We’ve been working quite extensively with the with the IP folks, the signaling folks that are generating IP to be able to connect with the technology.
Most of those folks are working with end-customers that are developing purpose-built ASICS that can benefit from, leverage and hopefully monetise DDR5 performance.
We work with all of these extensively through JEDEC (the standards body for the microelectronics industry). Then there’s the customer base from from enterprise server client, PC, data centre, hyperscale and pretty much everybody in between working extensively to help understand not only the benefits but also some of the challenges.
What are the Biggest Challenges?
If you increase your performance it doesn’t necessarily come for absolutely free.
There’s some power challenges you’ve got to deal with; even though DDR5 is much better in terms of energy per bit than the previous technology, it still drives an absolute power number that is a bit higher than DDR4.
Given the fact that there are a lot of folks packing their servers full of memory, it’s becoming a bigger and bigger portion of the budget you have to be concerned with. And then thermal and all the way down to system design and signal integrity… we’re really plugged in to just about every single ecosystem player that you can think of that stands to benefit from high performance.
Speaking to the C-Suite, What Will This Technology Be Doing for My Business in a Few Years’ Time?
If you’re talking to the perhaps a CFO, it’s TCO: you’re basically doing a lot more with with the capital outlay.
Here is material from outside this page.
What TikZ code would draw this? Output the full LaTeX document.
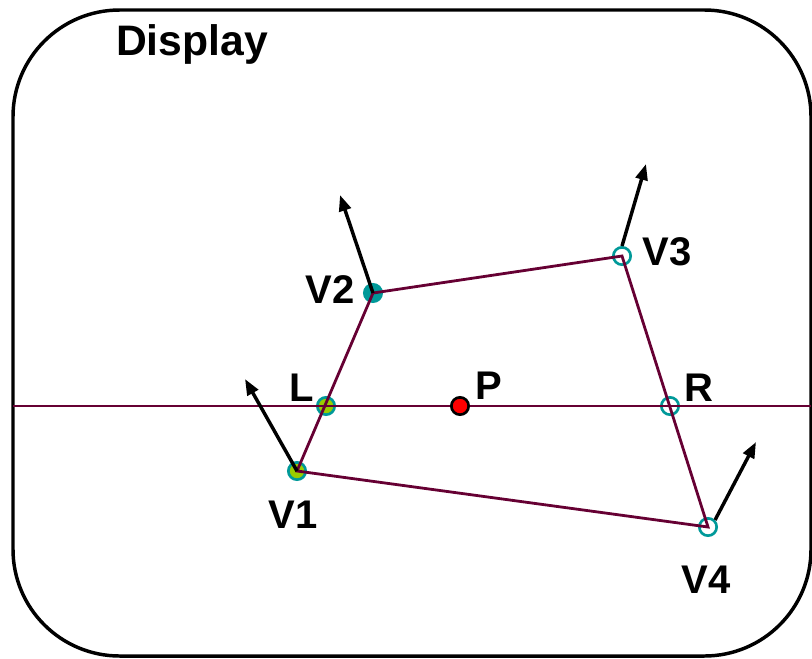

Your servers are working more efficiently, and essentially squeezing more ROI out of the investment that you made in the server, which is inclusive of both CPU as well as memory.
If you’re talking to the CIO, DDR5 is the answer to driving future solutions beyond the envelope of DDR4 performance. And by the time you’re getting to 2023, 2024 there, there isn’t another option… If you’re talking to the far-out system architects that are looking at the kind of 2026, 2027 type systems, this is the technology that enables the DRAM industry to really scale.
Ultimately, if you want to to sort of pay fewer dollars per year per gigabyte, you need to be on DDR5 long term.